だったら高校時代の友だちはと尋ねたら、「ずっと会ってないから」と消極的な答えが返ってきた。連絡先を知っている人はいるのだから、連絡をとってみればいいのにとカナエさんはため息をついた。

「それで子どもたちが小さいころのこととか、さらに遡って私たちが10代だったころに流行ったCMや映画や歌謡曲について話したがる。食卓でも、『そういえばこんなCMあったじゃん』って。私が覚えていれば話にも乗れるけど、これがまたほとんど覚えてなくて……。いつも夫を失望させてます」

過去にしがみつく夫、今を楽しみたい妻

彼女は、過去にしがみつくのがとても嫌なのだそう。だから「今日はこんなことをした、明日はあそこへ行く」という話をしたいのだ。だが、新しいことが自分に起こっていない夫は、その話に乗ることができない。
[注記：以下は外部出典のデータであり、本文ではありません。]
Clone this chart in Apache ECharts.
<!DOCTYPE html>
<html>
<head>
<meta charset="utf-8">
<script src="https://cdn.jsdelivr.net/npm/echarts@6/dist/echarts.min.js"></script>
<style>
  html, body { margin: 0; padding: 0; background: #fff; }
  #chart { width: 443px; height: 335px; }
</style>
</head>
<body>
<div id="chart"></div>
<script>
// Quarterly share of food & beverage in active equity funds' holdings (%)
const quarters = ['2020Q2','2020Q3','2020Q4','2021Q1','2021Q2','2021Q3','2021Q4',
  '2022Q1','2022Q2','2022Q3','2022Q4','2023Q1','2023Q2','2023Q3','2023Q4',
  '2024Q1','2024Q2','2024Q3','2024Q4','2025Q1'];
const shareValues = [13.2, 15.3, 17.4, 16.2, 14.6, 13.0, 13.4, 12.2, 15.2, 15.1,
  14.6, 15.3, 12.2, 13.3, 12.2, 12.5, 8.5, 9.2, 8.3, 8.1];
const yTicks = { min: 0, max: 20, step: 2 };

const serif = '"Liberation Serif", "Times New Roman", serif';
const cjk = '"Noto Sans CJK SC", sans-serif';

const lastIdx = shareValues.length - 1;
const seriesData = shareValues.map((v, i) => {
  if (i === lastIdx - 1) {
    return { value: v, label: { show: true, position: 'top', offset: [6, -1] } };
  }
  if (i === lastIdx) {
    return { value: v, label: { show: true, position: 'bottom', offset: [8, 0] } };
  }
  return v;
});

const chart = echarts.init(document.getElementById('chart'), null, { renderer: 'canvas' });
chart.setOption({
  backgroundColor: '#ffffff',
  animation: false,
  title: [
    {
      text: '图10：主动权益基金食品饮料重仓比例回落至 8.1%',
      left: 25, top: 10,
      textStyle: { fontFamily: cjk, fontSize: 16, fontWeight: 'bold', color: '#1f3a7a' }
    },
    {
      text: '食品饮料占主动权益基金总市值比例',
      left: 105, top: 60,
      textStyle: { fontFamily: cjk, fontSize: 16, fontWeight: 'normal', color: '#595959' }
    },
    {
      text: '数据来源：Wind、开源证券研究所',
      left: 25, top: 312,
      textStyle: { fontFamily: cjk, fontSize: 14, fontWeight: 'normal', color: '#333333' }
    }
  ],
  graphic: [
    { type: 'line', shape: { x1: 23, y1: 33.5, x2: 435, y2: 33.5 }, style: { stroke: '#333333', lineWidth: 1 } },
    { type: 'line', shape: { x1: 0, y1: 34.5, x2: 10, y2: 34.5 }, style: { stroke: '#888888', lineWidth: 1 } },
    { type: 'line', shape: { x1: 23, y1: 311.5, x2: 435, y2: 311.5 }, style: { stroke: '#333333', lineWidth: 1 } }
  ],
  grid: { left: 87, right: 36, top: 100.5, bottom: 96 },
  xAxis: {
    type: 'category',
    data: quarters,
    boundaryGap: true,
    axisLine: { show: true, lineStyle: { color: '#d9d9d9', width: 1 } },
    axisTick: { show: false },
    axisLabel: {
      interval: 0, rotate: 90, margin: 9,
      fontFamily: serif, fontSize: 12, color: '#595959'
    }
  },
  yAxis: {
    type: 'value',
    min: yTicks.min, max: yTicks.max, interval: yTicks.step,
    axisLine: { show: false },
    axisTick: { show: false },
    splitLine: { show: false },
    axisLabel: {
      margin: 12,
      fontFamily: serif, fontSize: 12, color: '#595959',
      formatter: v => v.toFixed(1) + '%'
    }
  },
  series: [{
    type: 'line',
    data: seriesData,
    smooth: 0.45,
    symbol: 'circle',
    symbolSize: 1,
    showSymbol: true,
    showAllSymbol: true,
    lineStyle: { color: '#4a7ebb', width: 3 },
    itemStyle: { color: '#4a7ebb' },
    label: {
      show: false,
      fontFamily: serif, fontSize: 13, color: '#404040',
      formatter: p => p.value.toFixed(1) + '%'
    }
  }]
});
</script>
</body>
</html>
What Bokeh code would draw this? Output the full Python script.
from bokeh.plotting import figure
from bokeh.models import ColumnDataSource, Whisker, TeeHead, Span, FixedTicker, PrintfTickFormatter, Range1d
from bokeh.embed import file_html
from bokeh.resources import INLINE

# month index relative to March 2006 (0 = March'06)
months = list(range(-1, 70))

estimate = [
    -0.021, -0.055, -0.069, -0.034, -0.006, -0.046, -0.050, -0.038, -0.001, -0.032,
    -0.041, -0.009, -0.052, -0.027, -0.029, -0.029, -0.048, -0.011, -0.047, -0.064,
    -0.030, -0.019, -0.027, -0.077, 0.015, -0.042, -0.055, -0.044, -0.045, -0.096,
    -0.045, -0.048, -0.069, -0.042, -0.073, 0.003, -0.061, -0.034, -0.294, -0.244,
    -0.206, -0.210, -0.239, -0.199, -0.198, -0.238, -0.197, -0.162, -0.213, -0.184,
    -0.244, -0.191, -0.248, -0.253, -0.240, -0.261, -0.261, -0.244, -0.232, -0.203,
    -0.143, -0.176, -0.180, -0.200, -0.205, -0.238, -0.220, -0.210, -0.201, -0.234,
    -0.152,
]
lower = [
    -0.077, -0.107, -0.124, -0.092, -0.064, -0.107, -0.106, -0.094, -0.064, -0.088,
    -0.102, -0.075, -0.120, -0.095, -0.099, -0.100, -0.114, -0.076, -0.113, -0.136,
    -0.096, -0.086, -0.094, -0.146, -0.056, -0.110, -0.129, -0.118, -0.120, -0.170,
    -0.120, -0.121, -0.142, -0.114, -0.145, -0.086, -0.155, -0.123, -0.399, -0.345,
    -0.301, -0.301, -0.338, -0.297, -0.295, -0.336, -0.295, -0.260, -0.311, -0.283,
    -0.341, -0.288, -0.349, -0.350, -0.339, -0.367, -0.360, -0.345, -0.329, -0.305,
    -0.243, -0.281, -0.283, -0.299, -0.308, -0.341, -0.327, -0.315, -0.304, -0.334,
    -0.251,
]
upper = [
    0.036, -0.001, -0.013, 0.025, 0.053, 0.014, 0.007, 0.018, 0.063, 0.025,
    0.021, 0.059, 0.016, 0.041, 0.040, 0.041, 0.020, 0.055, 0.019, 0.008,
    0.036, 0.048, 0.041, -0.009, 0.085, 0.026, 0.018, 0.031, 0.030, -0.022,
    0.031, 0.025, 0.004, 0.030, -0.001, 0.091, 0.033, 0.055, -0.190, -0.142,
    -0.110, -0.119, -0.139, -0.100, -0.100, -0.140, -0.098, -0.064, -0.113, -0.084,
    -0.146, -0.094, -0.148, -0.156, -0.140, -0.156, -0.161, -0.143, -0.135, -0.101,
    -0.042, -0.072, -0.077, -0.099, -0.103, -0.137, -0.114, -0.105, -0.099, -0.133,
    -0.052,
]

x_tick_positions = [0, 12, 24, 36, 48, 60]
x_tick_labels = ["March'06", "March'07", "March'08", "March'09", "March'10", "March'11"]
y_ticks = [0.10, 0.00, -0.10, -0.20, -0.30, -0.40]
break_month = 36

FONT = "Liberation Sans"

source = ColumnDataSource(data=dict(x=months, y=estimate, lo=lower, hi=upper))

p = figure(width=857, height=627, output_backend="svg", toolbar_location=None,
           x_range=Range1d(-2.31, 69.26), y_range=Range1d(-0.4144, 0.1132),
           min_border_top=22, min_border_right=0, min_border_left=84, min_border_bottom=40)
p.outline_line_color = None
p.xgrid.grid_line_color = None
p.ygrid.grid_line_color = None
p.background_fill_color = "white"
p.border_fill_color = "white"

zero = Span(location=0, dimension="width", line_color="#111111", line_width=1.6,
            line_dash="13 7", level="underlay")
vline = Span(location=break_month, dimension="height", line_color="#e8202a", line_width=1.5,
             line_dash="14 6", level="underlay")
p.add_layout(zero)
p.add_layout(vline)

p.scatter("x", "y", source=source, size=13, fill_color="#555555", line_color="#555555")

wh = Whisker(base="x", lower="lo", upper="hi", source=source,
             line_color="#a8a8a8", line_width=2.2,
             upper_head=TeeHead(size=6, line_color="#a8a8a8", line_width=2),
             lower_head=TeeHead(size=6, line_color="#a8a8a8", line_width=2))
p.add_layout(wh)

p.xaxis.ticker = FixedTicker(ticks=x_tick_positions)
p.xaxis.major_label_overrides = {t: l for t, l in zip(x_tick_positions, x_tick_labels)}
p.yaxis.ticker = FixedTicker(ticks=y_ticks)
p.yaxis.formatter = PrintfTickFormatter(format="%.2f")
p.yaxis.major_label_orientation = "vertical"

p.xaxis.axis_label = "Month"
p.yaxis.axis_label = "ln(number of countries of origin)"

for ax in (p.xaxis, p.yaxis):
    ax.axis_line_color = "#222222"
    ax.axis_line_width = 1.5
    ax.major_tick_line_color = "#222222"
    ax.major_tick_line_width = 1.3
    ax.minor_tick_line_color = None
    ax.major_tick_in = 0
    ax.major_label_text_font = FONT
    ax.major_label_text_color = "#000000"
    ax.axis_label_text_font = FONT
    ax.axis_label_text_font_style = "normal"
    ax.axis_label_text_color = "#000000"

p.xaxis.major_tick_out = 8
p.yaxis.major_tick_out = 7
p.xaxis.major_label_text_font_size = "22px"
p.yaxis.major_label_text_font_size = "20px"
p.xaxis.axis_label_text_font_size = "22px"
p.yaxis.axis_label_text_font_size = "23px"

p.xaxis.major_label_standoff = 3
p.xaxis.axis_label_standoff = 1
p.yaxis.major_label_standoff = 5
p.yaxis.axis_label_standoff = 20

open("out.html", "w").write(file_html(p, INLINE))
「30年の間に何が変わったんでしょうね。ずっとふたりで今日と明日について話してきたような気がするんだけど、結局、違う方向を見ていたのかもしれないなと思います」

この秋、カナエさんは遅い夏休みをとる娘とふたりで海外旅行をする。それが楽しみで、今は行き先の情報をネットで調べる日々だ。そんな彼女に、夫は恨めしい顔をして「楽しそうでいいね」と言う。

「夫も誘ったんですよ。でも行かないって言うから。いまさら楽しそうだねと言われてもね。だから『うん、楽しいよ。あなたも楽しいことを見つけたほうがいいよ』と背中を押していますが、夫は生返事。楽しいことが嫌いなのか、楽しいことに飛び込むのが怖いのか。もともとまじめな人ではあるけど、誰だって楽しいことは好きなはずだと思うんですよね」

年月が夫を変えたのか、夫の生来のまじめさが凝り固まってきたのか、そこが謎なんですとカナエさんは苦笑した。